## START
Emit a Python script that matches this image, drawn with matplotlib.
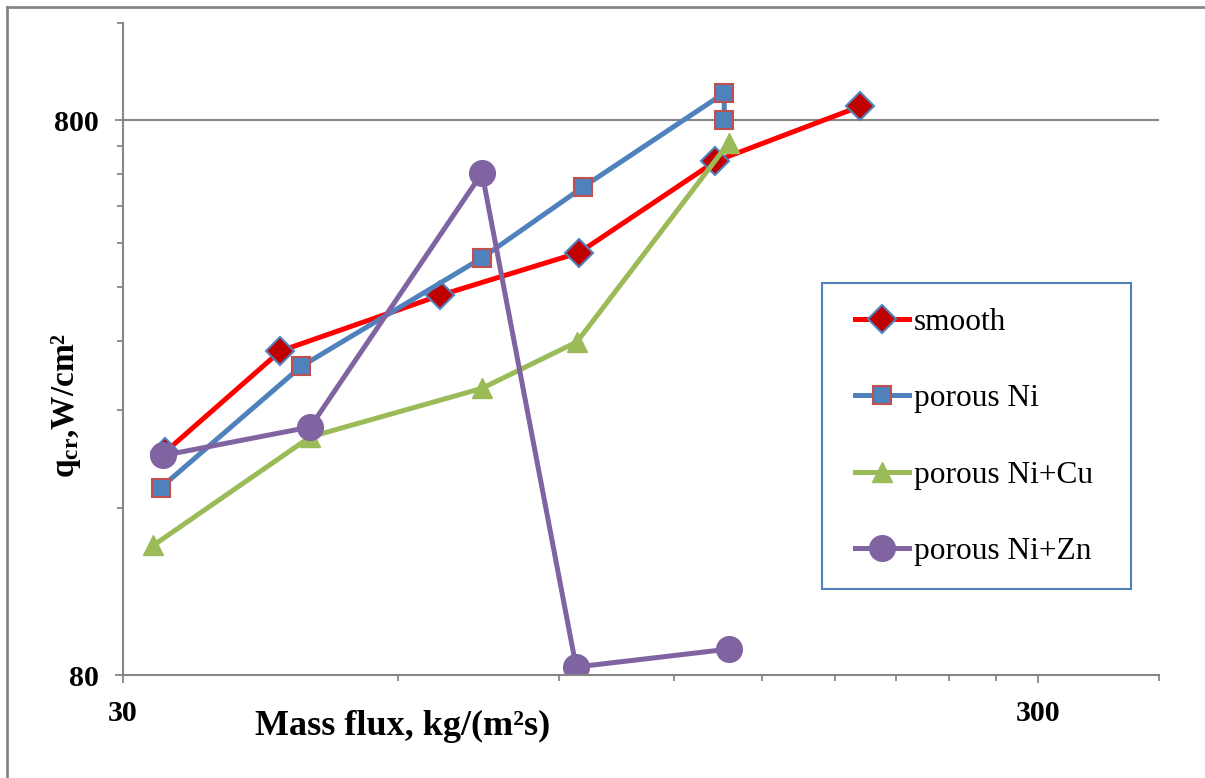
import numpy as np
import matplotlib
matplotlib.use("Agg")
from matplotlib import pyplot as plt
from matplotlib.ticker import FixedLocator, FixedFormatter, NullFormatter
from matplotlib.lines import Line2D
from matplotlib.patches import Rectangle

plt.rcParams["mathtext.fontset"] = "custom"
plt.rcParams["mathtext.bf"] = "Liberation Serif:bold"
plt.rcParams["mathtext.rm"] = "Liberation Serif:bold"
plt.rcParams["mathtext.it"] = "Liberation Serif:bold"

# mass flux G, kg/(m2 s) and critical heat flux q_cr, W/cm2
g_smooth = [33.4, 44.6, 66.7, 94.6, 133.3, 191.9]
q_smooth = [202, 307, 387, 462, 675, 848]

g_ni = [33.0, 47.0, 74.1, 95.6, 136.3, 136.3]
q_ni = [174, 288, 452, 607, 896, 800]

g_nicu = [32.4, 48.1, 74.1, 94.1, 137.8]
q_nicu = [137, 215, 263, 319, 728]

g_nizn = [33.2, 48.1, 74.1, 93.9, 138.0]
q_nizn = [199, 224, 643, 82.7, 89.1]

labels = ["smooth", "porous Ni", "porous Ni+Cu", "porous Ni+Zn"]

x_major = [30, 300]
x_minor = [60, 90, 120, 150, 180, 210, 240, 270, 407]
y_major = [80, 800]
y_minor = [160, 240, 320, 400, 480, 560, 640, 720, 1200]

W, H = 1205, 778
gray = "#868686"
serif = "Liberation Serif"

fig = plt.figure(figsize=(W / 100, H / 100), dpi=100)
ax = fig.add_axes([122.7 / W, 1 - 675 / H, (1159 - 122.7) / W, (675 - 22.7) / H])

ax.plot(g_smooth, q_smooth, color="#FF0000", lw=3.6, marker="D", ms=14.5,
        mfc="#C00000", mec="#4F81BD", mew=1.5, label=labels[0])
ax.plot(g_ni, q_ni, color="#4F81BD", lw=3.6, marker="s", ms=13,
        mfc="#4F81BD", mec="#C0504D", mew=1.5, label=labels[1])
ax.plot(g_nicu, q_nicu, color="#9BBB59", lw=3.6, marker="^", ms=15,
        mfc="#9BBB59", mec="#9BBB59", mew=1, label=labels[2])
ax.plot(g_nizn, q_nizn, color="#8064A2", lw=3.6, marker="o", ms=18.5,
        mfc="#8064A2", mec="#8064A2", mew=1, label=labels[3])

ax.set_xscale("log")
ax.set_yscale("log")
ax.set_xlim(30, 407)
ax.set_ylim(80, 1200)

ax.xaxis.set_major_locator(FixedLocator(x_major))
ax.xaxis.set_major_formatter(FixedFormatter([str(v) for v in x_major]))
ax.xaxis.set_minor_locator(FixedLocator(x_minor))
ax.xaxis.set_minor_formatter(NullFormatter())
ax.yaxis.set_major_locator(FixedLocator(y_major))
ax.yaxis.set_major_formatter(FixedFormatter([str(v) for v in y_major]))
ax.yaxis.set_minor_locator(FixedLocator(y_minor))
ax.yaxis.set_minor_formatter(NullFormatter())

ax.axhline(800, color=gray, lw=1.5, zorder=0)

for s in ["top", "right"]:
    ax.spines[s].set_visible(False)
for s in ["left", "bottom"]:
    ax.spines[s].set_color(gray)
    ax.spines[s].set_linewidth(1.5)

ax.tick_params(which="major", direction="out", length=5.8, width=1.3, color=gray)
ax.tick_params(which="minor", direction="out", length=4.2, width=1.3, color=gray)
ax.tick_params(axis="x", which="major", pad=12)
ax.tick_params(axis="y", which="major", pad=11.5)
for lab in ax.get_xticklabels() + ax.get_yticklabels():
    lab.set_fontfamily(serif)
    lab.set_fontweight("bold")
    lab.set_fontsize(21.5)

fig.text(403 / W, 1 - 726 / H, "Mass flux, kg/(m²s)", family=serif,
         fontweight="bold", fontsize=26, ha="center", va="center")
fig.text(66 / W, 1 - 405 / H, "q$_{\\mathbf{cr}}$,W/cm²", family=serif,
         fontweight="bold", fontsize=24, rotation=90, ha="center", va="center")

# legend entries without frame, box drawn separately
leg = ax.legend(loc="center left", bbox_to_anchor=(855 / W, 1 - 437 / H),
                bbox_transform=fig.transFigure, borderaxespad=0, borderpad=0,
                prop={"family": serif, "size": 22.6}, frameon=False,
                handlelength=1.72, handletextpad=0.16, labelspacing=1.5)
fig.add_artist(Rectangle((822 / W, 1 - 589 / H), (1131 - 822) / W, (589 - 283) / H,
                         transform=fig.transFigure, fill=False,
                         edgecolor="#4F81BD", lw=1.5))

# outer chart frame
fig.add_artist(Line2D([7 / W, 7 / W], [0, 1 - 7 / H], transform=fig.transFigure,
                      color=gray, lw=2))
fig.add_artist(Line2D([7 / W, 1], [1 - 7 / H, 1 - 7 / H], transform=fig.transFigure,
                      color=gray, lw=2))

fig.savefig("out.png", dpi=100)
## END
### Description of the task
Check each line above for the word "matplotlib" and copy the ones that have it.

### Finished task
Emit a Python script that matches this image, drawn with matplotlib.
import matplotlib
matplotlib.use("Agg")
from matplotlib import pyplot as plt
from matplotlib.ticker import FixedLocator, FixedFormatter, NullFormatter
from matplotlib.lines import Line2D
from matplotlib.patches import Rectangle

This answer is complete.